**TASK DETAILS:** From the first line of the data below through the line bearing "arrow,fill=boxblue,inner sep=0pt,inner ysep=7pt,minimum", reproduce each line exactly; do not include pictures.

****

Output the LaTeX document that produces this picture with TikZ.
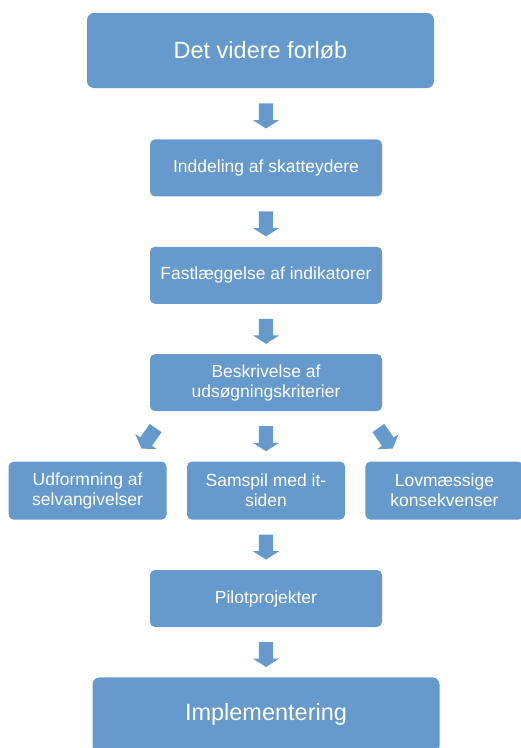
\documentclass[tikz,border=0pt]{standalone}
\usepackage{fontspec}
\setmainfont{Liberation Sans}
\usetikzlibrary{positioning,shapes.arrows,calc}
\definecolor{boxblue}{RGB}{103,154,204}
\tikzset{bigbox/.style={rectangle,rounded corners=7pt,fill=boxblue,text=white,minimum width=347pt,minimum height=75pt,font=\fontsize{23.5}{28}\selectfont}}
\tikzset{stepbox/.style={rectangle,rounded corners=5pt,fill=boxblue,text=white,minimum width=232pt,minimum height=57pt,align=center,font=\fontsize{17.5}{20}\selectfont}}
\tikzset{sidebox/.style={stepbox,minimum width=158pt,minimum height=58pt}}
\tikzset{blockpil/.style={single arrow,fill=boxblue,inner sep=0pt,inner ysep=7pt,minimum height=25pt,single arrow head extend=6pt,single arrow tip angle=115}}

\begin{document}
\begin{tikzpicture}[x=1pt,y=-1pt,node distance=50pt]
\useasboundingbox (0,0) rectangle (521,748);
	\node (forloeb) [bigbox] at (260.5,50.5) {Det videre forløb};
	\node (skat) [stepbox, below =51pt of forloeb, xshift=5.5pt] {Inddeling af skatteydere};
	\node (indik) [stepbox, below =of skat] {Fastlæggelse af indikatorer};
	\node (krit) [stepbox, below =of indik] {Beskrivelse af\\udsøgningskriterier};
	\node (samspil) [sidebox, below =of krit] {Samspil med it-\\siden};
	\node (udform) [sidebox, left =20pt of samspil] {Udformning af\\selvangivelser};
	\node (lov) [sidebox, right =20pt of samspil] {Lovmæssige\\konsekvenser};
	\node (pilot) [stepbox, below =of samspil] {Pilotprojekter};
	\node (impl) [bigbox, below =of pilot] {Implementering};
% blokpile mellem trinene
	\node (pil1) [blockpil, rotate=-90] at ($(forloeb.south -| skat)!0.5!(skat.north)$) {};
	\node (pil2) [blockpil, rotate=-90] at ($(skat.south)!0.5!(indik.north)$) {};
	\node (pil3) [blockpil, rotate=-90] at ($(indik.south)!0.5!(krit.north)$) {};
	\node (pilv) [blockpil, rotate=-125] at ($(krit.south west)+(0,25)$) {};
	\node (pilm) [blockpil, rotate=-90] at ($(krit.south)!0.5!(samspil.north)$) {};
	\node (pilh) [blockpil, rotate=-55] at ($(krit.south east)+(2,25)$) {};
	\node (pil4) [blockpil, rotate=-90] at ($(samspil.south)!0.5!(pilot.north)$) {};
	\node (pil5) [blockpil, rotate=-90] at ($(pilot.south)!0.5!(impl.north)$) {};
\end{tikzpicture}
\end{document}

****

**SOLUTION TO THIS PROBLEM:**
Output the LaTeX document that produces this picture with TikZ.
\documentclass[tikz,border=0pt]{standalone}
\usepackage{fontspec}
\setmainfont{Liberation Sans}
\usetikzlibrary{positioning,shapes.arrows,calc}
\definecolor{boxblue}{RGB}{103,154,204}
\tikzset{bigbox/.style={rectangle,rounded corners=7pt,fill=boxblue,text=white,minimum width=347pt,minimum height=75pt,font=\fontsize{23.5}{28}\selectfont}}
\tikzset{stepbox/.style={rectangle,rounded corners=5pt,fill=boxblue,text=white,minimum width=232pt,minimum height=57pt,align=center,font=\fontsize{17.5}{20}\selectfont}}
\tikzset{sidebox/.style={stepbox,minimum width=158pt,minimum height=58pt}}
\tikzset{blockpil/.style={single arrow,fill=boxblue,inner sep=0pt,inner ysep=7pt,minimum height=25pt,single arrow head extend=6pt,single arrow tip angle=115}}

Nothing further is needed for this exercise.